В тридцатые и сороковые годы в Эрец-Исраэль стали выходить произведения писателей, которые родились в стране и чьим родным языком был иврит. Как правило, эти авторы выросли в сельскохозяйственных поселениях, хорошо знали местную жизнь. Но в не меньшей степени их духовность и менталитет сформировала Библия, и они чувствовали родство с ее героями. Наконец-то появилась ивритская реалистическая «здоровая» проза. Реализовалась мечта, выраженная литературными критиками еще в конце XIX в., когда ивритская литература виделась сотворенной из «лохмотьев» (Ахад Ха-Ам о Бреннере). Вместе с тем, русская литература сохраняла на нее свое влияние еще и в сороковые годы: сказывалось происхождение ведущих писателей и их родителей, сказывались и политические симпатии сионистского движения того времени. Уроженцы России и Украины передали любовь к русской литературе и культуре страны их исхода своим детям. Чувство глубокой заинтересованности проникало через переводы, фильмы, споры. Русская революция была политической моделью борьбы за революцию сионистскую. Юноши, уроженцы страны, пели, танцевали и играли на губной гармошке и аккордеоне русские и украинские мелодии, а девушки вышивали своим возлюбленным сорочки. Таким образом, нетрудно найти следы русского и украинского влияния и у писателей, родившихся в стране.

Проза уроженцев страны, выходившая в сороковые годы, во многих отношениях напоминает соцреалистические советские романы (хотя их характер, сегодня представляющийся нам наивным и дидактичным, не был сформирован диктатом власти, осуществлявшейся тогда английским мандатом). Язык переводов с русского, нуждавшийся в особенных ивритских словах, чтобы передать определенные формы устной речи, проник в литературный иврит писателей — уроженцев страны. Более всего сказалось влияние переводов Шлионского.

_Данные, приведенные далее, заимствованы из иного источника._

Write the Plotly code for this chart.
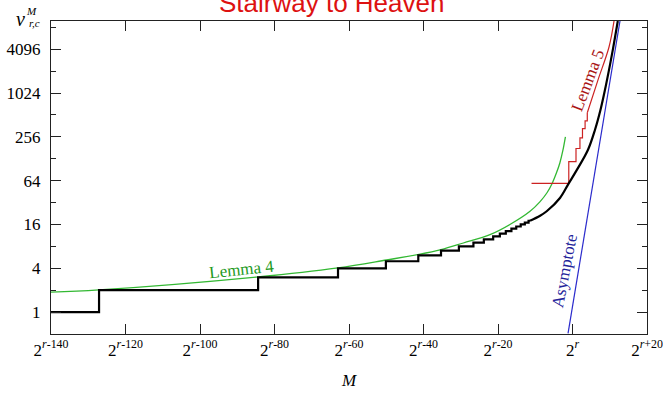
import math
import plotly.graph_objects as go

# x values are exponents e, with M = 2^(r+e); y values are nu^M_{r,c}
x_tick_exps = [-140, -120, -100, -80, -60, -40, -20, 0, 20]
x_tick_text = ["2<sup><i>r</i>-140</sup>", "2<sup><i>r</i>-120</sup>", "2<sup><i>r</i>-100</sup>",
               "2<sup><i>r</i>-80</sup>", "2<sup><i>r</i>-60</sup>", "2<sup><i>r</i>-40</sup>",
               "2<sup><i>r</i>-20</sup>", "2<sup><i>r</i></sup>", "2<sup><i>r</i>+20</sup>"]
y_tick_vals = [1, 4, 16, 64, 256, 1024, 4096]
y_minor_vals = [2, 8, 32, 128, 512, 2048, 8192]

# black staircase (exact value nu)
stair_e = [-140, -127.1, -84.4, -62.95, -50.1, -41.4, -35.3, -30.5, -26.6, -23.8,
           -21.3, -19.5, -17.9, -16.4, -15.1, -13.9, -12.8, -11.8, -11.41]
stair_v = [1, 2, 3, 4, 5, 6, 7, 8, 9, 10, 11, 12, 13, 14, 15, 16, 17, 18, 18]
# black smooth part
black_e = [-11.41, -8.7, -6.93, -3.36, -1.13, 1.21, 4.16, 6.04, 7.52, 8.72, 9.80, 10.82, 12.16]
black_v = [18, 21.1, 24.3, 37, 57.3, 90.6, 170, 320, 603, 1133, 2130, 4006, 10000]

# Lemma 4 bound (green)
green_e = [-140, -127.1, -84.4, -62.95, -49.9, -41.2, -35.3, -29.3, -22.15, -16.8,
           -11.4, -8.7, -6.8, -5.5, -4.3, -3.4, -2.6, -1.9]
green_v = [1.88, 2.02, 3.05, 4.06, 5.2, 6.2, 7.2, 8.9, 11.6, 16,
           24.3, 33, 44, 58, 82, 112, 165, 256]

# Lemma 5 bound (red): staircase then smooth tail
red_step_e = [-11.0, -1.0, 0.94, 2.0, 2.68, 3.38, 3.97]
red_step_v = [58.9, 117, 177, 247, 331, 425, 549]
red_tail_e = [3.97, 6.85, 9.8, 11.15]
red_tail_v = [549, 1552, 4390, 10000]

# Asymptote (blue)
asym_e = [-1.2, 12.75]
asym_v = [0.51, 10000]

GREEN = "#33b833"
RED = "#cc2222"
BLUE = "#2a2acc"
SERIF = "Liberation Serif"

fig = go.Figure()
fig.add_trace(go.Scatter(x=green_e, y=green_v, mode="lines", line=dict(color=GREEN, width=1.3, shape="spline"), showlegend=False))
fig.add_trace(go.Scatter(x=asym_e, y=asym_v, mode="lines", line=dict(color=BLUE, width=1.2), showlegend=False))
fig.add_trace(go.Scatter(x=red_step_e, y=red_step_v, mode="lines", line=dict(color=RED, width=1.2, shape="hv"), showlegend=False))
fig.add_trace(go.Scatter(x=red_tail_e, y=red_tail_v, mode="lines", line=dict(color=RED, width=1.2, shape="spline"), showlegend=False))
fig.add_trace(go.Scatter(x=stair_e, y=stair_v, mode="lines", line=dict(color="black", width=2.2, shape="hv"), showlegend=False))
fig.add_trace(go.Scatter(x=black_e, y=black_v, mode="lines", line=dict(color="black", width=2.2, shape="spline"), showlegend=False))

L = 51
W = 596
T = 21
H = 313

def px(xp):
    return (xp - L) / W

def py(yp):
    return (T + H - yp) / H

def note(text, x, y, size, color, angle=0, family=SERIF):
    return dict(text=text, xref="paper", yref="paper", x=px(x), y=py(y), xanchor="center",
                yanchor="middle", showarrow=False, textangle=angle,
                font=dict(family=family, size=size, color=color))

annotations = [
    note("Stairway to Heaven", 331.5, 3, 26, "#dd1111", family="Liberation Sans"),
    note("Lemma 4", 241, 269, 17, "#229922", -6),
    note("Lemma 5", 587.5, 80, 17, "#aa1515", -69),
    note("Asymptote", 564, 271, 17, "#22229a", -79),
    note("<i>ν</i>", 20, 19, 20, "black"),
    note("<i>M</i>", 31, 11, 11, "black"),
    note("<i>r,c</i>", 34, 23, 11, "black"),
    note("<i>M</i>", 349, 380, 17, "black"),
]

fig.update_layout(
    width=663, height=394,
    margin=dict(l=L, r=663 - L - W, t=T, b=394 - T - H, autoexpand=False),
    plot_bgcolor="white", paper_bgcolor="white",
    annotations=annotations,
    xaxis=dict(range=[-140, 20], tickmode="array", tickvals=x_tick_exps, ticktext=x_tick_text,
               automargin=False,
               ticks="inside", ticklen=10, tickwidth=1.2, tickcolor="#222",
               showline=True, linecolor="#222", linewidth=1.4, mirror="ticks",
               showgrid=False, zeroline=False,
               tickfont=dict(family=SERIF, size=17, color="black")),
    yaxis=dict(type="log", range=[math.log10(0.5), 4], tickmode="array", tickvals=y_tick_vals,
               ticktext=[str(v) for v in y_tick_vals], automargin=False,
               ticks="inside", ticklen=10, tickwidth=1.2, tickcolor="#222",
               ticklabelstandoff=6,
               minor=dict(tickmode="array", tickvals=y_minor_vals, ticks="inside", ticklen=5, tickwidth=1.2, tickcolor="#222", showgrid=False),
               showline=True, linecolor="#222", linewidth=1.4, mirror="ticks",
               showgrid=False, zeroline=False,
               tickfont=dict(family=SERIF, size=17, color="black")),
)

fig.write_html("out.html", config={"displayModeBar": False},
               post_script="document.body.style.margin='0px';document.body.style.overflow='hidden';")
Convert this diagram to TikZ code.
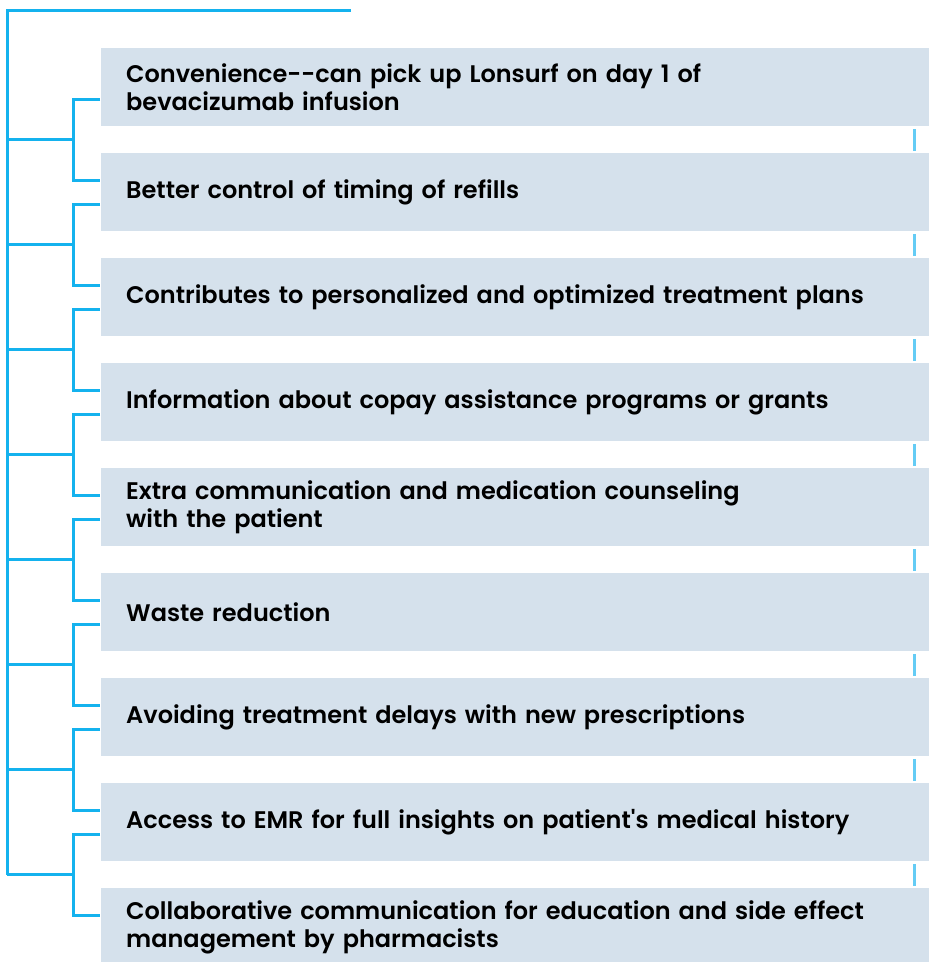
\documentclass[tikz,border=0pt]{standalone}
\usepackage{fontspec}
\setmainfont{Poppins}[BoldFont={Poppins SemiBold}]
\usetikzlibrary{calc}
\begin{document}
\begin{tikzpicture}[x=1pt,y=1pt,
  link/.style={draw=linkblue,line width=3pt},
  sep/.style={draw=sepblue,line width=2.6pt},
  item/.style={fill=boxfill,draw=none,anchor=north west,inner xsep=25pt,inner ysep=0pt,
    minimum width=829pt,minimum height=78pt,text width=779pt,align=left,
    font=\fontsize{24}{28}\selectfont\bfseries}]
\definecolor{linkblue}{RGB}{20,178,238}
\definecolor{sepblue}{RGB}{100,204,245}
\definecolor{boxfill}{RGB}{213,225,236}
\useasboundingbox (0,0) rectangle (929,-962);
\clip (0,0) rectangle (929,-962);

% list items
\node[item] (b1) at (101,-48)  {Convenience-{}-can pick up Lonsurf on day 1 of\\bevacizumab infusion};
\node[item] (b2) at (101,-153) {Better control of timing of refills};
\node[item] (b3) at (101,-258) {Contributes to personalized and optimized treatment plans};
\node[item] (b4) at (101,-363) {Information about copay assistance programs or grants};
\node[item] (b5) at (101,-468) {Extra communication and medication counseling\\with the patient};
\node[item] (b6) at (101,-573) {Waste reduction};
\node[item] (b7) at (101,-678) {Avoiding treatment delays with new prescriptions};
\node[item] (b8) at (101,-783) {Access to EMR for full insights on patient\textquotesingle s medical history};
\node[item] (b9) at (101,-888) {Collaborative communication for education and side effect\\management by pharmacists};

% trunk
\coordinate (top) at (351,-10);
\coordinate (corner) at (7,-10);

% brackets joining consecutive items, hooked onto the trunk
\foreach \a/\b in {1/2,2/3,3/4,4/5,5/6,6/7,7/8,8/9}{
  \coordinate (u\a) at ([xshift=-1pt,yshift=-51pt]b\a.north west);
  \coordinate (l\a) at ([xshift=-1pt,yshift=-27pt]b\b.north west);
  \draw[link,line join=miter] (u\a) -- ++(-27,0) |- (l\a);
  \coordinate (j\a) at ($(u\a)!0.5!(l\a)$);
}
\foreach \a in {1,...,8}{
  \draw[link] ([xshift=-27pt]j\a) -- (corner |- j\a);
}
\draw[link,line join=miter] (top) -- (corner) -- (corner |- j8);

% separators on the right between items
\foreach \a/\b in {1/2,2/3,3/4,4/5,5/6,6/7,7/8,8/9}{
  \draw[sep] ([xshift=-16pt,yshift=-3pt]b\a.south east) -- ([xshift=-16pt,yshift=2pt]b\b.north east);
}
\end{tikzpicture}
\end{document}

В рассказах С. Изхара (Изхар Смилянский), родившегося в Реховоте в 1916 году, изображается героизм рабочих — покорителей пустыни («На краю Негева», 1945). Член киббуца, оказавшийся в ситуации конфликта между общественным долгом и личными потребностями, решает поступиться своими желаниями и вернуться к «полезной», но серой и обыденной жизни («Эфраим возвращается на люцерну», 1947). По окончании Войны за независимость (1949) С. Изхар написал четыре новеллы, изображающие его впечатления от событий. Среди них две («Рассказ о Хирбет Хиз’а» и «Пленный»), в которых он изображает внутренний конфликт молодого израильского солдата, изучавшего в школе столь поучительную историю еврейского народа и теперь несущего на себе бремя зла, причиненного им невинным людям, а также его крестьянскую солидарность с арабами, согнанными с земли. Темы С. Изхара сродни соцреализму, но внутренние монологи, лиризм и склонность к языковым нововведениям сближают его прозу с импрессионизмом и свидетельствуют о влиянии рассказов У. Н. Гнесина.